In my most recent role in sales, my job description focused on prospecting new clients, managing their accounts, and meeting monthly sales quotas. Seems straightforward enough, however, the reality I found in the role was juggling several vendor relationships, handling pricing, delivery, and inventory issues, and handling internal company relationships with several departments that had little to do with my day-to-day experience. None of this was in my official job description, but it quickly became expected of me in my daily duties. Over time, this lack of clarity led to burnout; I felt as though I was doing three jobs at once without the structure (or pay) to support it.
My personal experience highlights why accurate and up to date job descriptions are essential. In this week’s readings, we learned that job analysis is the foundation for almost every HR function, from recruitment to training to legal defense (Swift, 2025). When a job description is too vague or outdated, it is hard to align expectations between employees and management, leading to increased turnover, frustration, and even potential legal ramifications.
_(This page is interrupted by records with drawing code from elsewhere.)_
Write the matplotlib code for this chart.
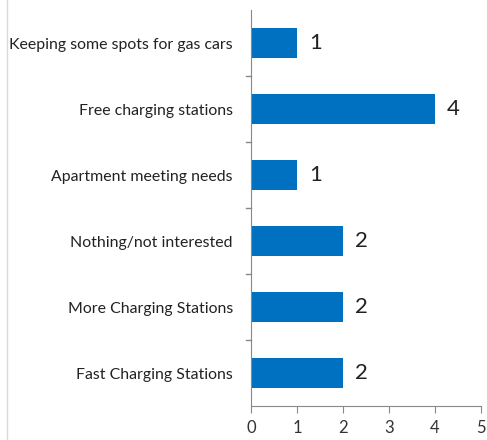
import matplotlib
matplotlib.use("Agg")
import matplotlib.pyplot as plt
from matplotlib.lines import Line2D

categories = ["Keeping some spots for gas cars", "Free charging stations",
              "Apartment meeting needs", "Nothing/not interested",
              "More Charging Stations", "Fast Charging Stations"]
values = [1, 4, 1, 2, 2, 2]
xticks = [0, 1, 2, 3, 4, 5]

plt.rcParams['font.family'] = ['Lato', 'DejaVu Sans']
fig = plt.figure(figsize=(4.87, 4.40), dpi=100)
ax = fig.add_axes([251/487, 1-406/440, 230/487, 396/440])

n = len(categories)
ypos = list(range(n))[::-1]
ax.barh(ypos, values, height=0.45, color='#0070C0')
for y, v in zip(ypos, values):
    ax.text(v + 0.26, y, str(v), va='center', ha='left', fontsize=16,
            color='#222222')

ax.set_xlim(0, 5)
ax.set_ylim(-0.5, n - 0.5)
ax.set_xticks(xticks)
ax.set_xticklabels([str(t) for t in xticks], fontsize=12, color='#333333')
ax.set_yticks(ypos)
ax.set_yticklabels(categories, fontsize=11.4, color='#222222')
ax.tick_params(axis='y', length=0, pad=13)
ax.tick_params(axis='x', length=5, color='#888888', pad=5)
for y in [i + 0.5 for i in range(n - 1)]:
    ax.plot([-0.1, 0], [y, y], color='#888888', lw=1, clip_on=False)
for s in ['top', 'right']:
    ax.spines[s].set_visible(False)
ax.spines['left'].set_color('#888888')
ax.spines['bottom'].set_color('#888888')

fig.add_artist(Line2D([7/487, 7/487], [0, 1], color='#d9d9d9', lw=1, transform=fig.transFigure))

fig.savefig("out.png", dpi=100)
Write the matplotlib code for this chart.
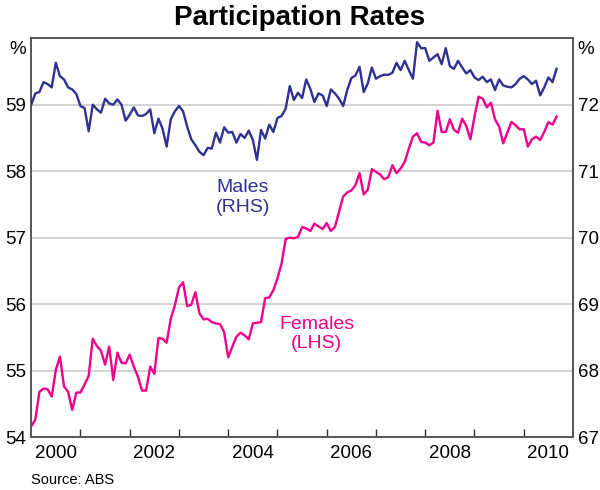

Developing and maintaining job descriptions is not always easy, especially since roles can evolve when a company grows, technology advances, or shift during promotions. Great managers understand that talent goes beyond skills and is also about recurring patterns of behavior that align with how people naturally think and act (Buckingham & Coffman, 2012). HR professionals must design roles that not only fit business needs but also leverages employee strengths.
There are several things HR can do to overcome these challenges. For one, HR teams should conduct regular job analyses, at a minimum once a year but ideally more frequently, and seek input from both the employee actually in the role, and supervisors. There are multiple tools that can help with this, such as ONet, competency modeling, and skills inventories to keep data current (Swift, 2025). It is also a good idea to be using the job description regularly, and updating it as the role and employee evolves. An article from SHRM states “If you regularly use a job description, rather than just have one on file, you’re more likely to keep it up-to-date. If you pull out a job description every time you work on performance reviews, compensation planning, succession planning, training and development needs, you are a lot more likely to maintain it.” (Tyler, 2023).
Job descriptions are living documents that support recruitment, performance, compensation and development, and should be treated as important as such.
References:
Buckingham, M., & Coffman, C. (2012). First, break all the rules: What the world’s greatest managers do differently. Must Read Summaries.
Swift, M. (2025). Job Analysis. Lecture.